The cake does come and in the meantime she shows me photos of her 90-something mother in New Brunswick, provides advice for my heart, tells me more stories. Around us, Berliners read books, sip coffee, drink beer. The river glows, in a sudden brief moment of sunlight.

Breakfast

Wednesday, June 17th, 2009

My dad was the breakfast-maker when I was growing up. Never anything fancy: boiled eggs, rye toast, kasha, and in the summer, cornflakes with strawberries.

I continue the basic breakfast trend. Granola and fresh fruit, oatmeal and nuts, or toast with almond butter. But I use only the best bread: St John’s Bakery, or Dufferin Grove Park’s. The granola is from Harbord Bakery, rich and moist, and the strawberries are local.

The Anti-Poverty Organizer has been known to make me perfect French toast, with Portuguese cornbread and Ontario maple syrup, yogurt and fruit. The Blue-Eyed Stranger makes me the best homefries I’ve ever eaten, and pancakes so light yet wholewheaty they practically float over the plate. When I visit my ma, it’s eggs every morning, fried in a ton of butter, or perfectly boiled, the ubiquitous rye toast filling out the plate.
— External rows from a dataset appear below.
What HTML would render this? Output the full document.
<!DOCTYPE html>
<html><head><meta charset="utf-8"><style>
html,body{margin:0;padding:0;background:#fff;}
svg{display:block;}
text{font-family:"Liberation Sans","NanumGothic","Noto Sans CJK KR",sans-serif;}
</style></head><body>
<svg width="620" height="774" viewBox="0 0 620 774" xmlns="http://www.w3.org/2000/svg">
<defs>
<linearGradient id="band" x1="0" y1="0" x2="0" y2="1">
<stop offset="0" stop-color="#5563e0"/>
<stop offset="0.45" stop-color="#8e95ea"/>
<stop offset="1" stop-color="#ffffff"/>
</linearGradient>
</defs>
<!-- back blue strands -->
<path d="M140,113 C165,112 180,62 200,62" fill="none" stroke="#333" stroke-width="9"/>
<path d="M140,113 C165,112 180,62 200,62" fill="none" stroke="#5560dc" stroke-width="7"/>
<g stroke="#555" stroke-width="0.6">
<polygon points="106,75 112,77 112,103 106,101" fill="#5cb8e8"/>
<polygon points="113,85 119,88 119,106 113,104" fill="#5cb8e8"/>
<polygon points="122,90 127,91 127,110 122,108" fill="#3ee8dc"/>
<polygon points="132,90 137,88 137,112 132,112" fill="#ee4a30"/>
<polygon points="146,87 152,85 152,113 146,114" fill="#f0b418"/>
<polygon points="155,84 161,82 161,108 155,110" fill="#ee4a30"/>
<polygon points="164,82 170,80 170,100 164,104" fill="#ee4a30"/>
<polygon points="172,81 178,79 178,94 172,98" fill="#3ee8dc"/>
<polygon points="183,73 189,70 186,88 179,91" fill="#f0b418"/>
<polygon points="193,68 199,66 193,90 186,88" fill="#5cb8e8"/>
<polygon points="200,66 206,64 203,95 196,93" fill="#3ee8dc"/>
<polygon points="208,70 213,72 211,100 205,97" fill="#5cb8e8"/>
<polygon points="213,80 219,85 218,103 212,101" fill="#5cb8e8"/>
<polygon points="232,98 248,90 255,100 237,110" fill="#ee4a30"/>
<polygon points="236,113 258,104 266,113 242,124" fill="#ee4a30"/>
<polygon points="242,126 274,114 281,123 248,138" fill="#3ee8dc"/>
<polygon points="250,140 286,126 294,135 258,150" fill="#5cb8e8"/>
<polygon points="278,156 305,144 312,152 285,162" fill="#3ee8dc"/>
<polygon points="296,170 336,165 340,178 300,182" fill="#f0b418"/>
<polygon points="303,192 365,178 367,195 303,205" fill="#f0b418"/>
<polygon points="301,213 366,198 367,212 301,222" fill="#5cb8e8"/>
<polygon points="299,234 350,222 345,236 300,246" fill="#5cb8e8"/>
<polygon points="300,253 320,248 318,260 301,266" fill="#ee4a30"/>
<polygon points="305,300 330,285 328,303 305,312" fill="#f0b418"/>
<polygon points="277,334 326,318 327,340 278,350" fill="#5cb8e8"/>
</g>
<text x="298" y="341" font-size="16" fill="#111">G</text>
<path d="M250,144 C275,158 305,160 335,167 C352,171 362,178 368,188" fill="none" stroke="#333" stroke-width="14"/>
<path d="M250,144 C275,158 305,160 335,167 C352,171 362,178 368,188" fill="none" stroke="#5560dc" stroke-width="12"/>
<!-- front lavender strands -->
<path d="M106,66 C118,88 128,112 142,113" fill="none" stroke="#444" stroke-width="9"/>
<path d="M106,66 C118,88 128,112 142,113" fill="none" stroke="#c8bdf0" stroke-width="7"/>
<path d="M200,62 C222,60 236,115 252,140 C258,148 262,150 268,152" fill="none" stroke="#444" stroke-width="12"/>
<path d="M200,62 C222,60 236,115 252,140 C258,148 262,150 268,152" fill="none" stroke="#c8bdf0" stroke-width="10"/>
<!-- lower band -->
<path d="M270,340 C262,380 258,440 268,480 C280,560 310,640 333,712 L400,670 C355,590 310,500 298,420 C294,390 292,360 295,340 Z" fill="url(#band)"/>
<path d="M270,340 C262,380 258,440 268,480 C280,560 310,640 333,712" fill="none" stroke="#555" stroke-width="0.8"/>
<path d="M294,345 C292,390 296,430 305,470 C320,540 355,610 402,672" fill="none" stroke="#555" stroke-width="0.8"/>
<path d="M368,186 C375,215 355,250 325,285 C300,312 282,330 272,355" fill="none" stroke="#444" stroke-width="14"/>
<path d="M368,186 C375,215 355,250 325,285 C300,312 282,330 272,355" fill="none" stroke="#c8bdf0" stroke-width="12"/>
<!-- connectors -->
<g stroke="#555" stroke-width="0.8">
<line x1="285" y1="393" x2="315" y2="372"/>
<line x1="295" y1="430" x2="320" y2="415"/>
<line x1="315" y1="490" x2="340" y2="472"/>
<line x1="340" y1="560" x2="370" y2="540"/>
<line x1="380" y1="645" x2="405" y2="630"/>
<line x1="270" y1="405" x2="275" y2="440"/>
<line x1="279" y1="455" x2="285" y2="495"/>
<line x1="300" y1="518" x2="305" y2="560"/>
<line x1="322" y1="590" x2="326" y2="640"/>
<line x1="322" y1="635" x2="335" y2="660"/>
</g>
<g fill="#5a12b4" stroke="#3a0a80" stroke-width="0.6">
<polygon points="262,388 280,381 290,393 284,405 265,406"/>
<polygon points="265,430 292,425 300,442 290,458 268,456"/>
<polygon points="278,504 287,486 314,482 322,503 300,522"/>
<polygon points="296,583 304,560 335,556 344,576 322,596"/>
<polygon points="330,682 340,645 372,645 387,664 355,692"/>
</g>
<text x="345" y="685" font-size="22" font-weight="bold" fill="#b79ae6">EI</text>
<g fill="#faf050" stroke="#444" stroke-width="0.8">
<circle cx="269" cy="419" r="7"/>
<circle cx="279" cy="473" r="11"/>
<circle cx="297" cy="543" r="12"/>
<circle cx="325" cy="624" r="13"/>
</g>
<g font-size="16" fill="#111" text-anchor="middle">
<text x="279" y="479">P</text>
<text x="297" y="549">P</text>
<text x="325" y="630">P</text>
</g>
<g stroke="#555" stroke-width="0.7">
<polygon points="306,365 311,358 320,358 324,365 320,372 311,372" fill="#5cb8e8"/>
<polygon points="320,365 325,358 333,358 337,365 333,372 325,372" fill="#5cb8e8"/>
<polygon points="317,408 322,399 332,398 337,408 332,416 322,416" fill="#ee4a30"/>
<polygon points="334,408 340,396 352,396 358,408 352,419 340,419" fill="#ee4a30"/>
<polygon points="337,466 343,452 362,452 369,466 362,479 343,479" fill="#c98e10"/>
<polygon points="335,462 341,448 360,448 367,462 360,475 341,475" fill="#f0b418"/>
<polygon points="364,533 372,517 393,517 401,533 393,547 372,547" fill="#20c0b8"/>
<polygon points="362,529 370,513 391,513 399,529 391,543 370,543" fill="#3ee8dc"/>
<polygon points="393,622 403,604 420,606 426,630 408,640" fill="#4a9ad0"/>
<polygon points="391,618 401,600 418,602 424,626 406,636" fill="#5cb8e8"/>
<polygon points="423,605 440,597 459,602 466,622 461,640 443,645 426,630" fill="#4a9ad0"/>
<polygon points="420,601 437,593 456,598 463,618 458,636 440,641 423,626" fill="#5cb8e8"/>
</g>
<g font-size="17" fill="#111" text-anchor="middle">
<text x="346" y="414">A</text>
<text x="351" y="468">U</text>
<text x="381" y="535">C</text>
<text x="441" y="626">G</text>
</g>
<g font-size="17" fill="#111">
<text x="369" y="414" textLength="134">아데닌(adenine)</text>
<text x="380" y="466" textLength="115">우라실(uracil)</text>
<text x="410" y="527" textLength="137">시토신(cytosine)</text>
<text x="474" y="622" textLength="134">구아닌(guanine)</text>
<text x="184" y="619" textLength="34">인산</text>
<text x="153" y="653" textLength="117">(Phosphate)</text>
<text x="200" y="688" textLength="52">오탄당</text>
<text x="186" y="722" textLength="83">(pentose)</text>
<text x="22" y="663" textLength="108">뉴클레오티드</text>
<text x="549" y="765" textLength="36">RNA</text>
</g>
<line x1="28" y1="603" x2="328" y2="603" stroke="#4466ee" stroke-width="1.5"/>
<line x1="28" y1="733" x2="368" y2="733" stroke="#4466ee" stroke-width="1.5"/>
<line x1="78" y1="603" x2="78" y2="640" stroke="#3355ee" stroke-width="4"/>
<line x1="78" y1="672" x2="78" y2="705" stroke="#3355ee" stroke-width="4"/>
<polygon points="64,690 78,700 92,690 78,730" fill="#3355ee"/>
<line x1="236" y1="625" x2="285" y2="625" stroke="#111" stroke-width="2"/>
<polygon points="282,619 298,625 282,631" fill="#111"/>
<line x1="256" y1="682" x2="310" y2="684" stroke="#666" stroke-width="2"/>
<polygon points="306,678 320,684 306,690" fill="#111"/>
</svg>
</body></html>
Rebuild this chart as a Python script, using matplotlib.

The Guitar Player made fantastic scrambled eggs. The folks at Fanny Bay produce smoothies that sing. The gay boys running Inn on Somerset in Ottawa leave you to your thoughts at breakfast, and quietly place a plate of queerly over-the-top stuffed baked eggs in front of you.

I get fancier with guests. Frittata with feta cheese, tomatoes and olives. Montreal bagels, cream cheese and lox. Mushroom cheese omelette. For The Novelist, once, I even attempted French toast. The crunch and rustle of the Saturday paper. And always, creamy lattes made with organic espresso.

Breakfast is pre-discursive, intuitive, non-linear. Breakfast is looser, less rule-bound than any other meal. I love breakfast. Breakfast is love.

Has anyone made you breakfast lately? What will you make for yourself? For someone else? Where will you eat it, and what will it be?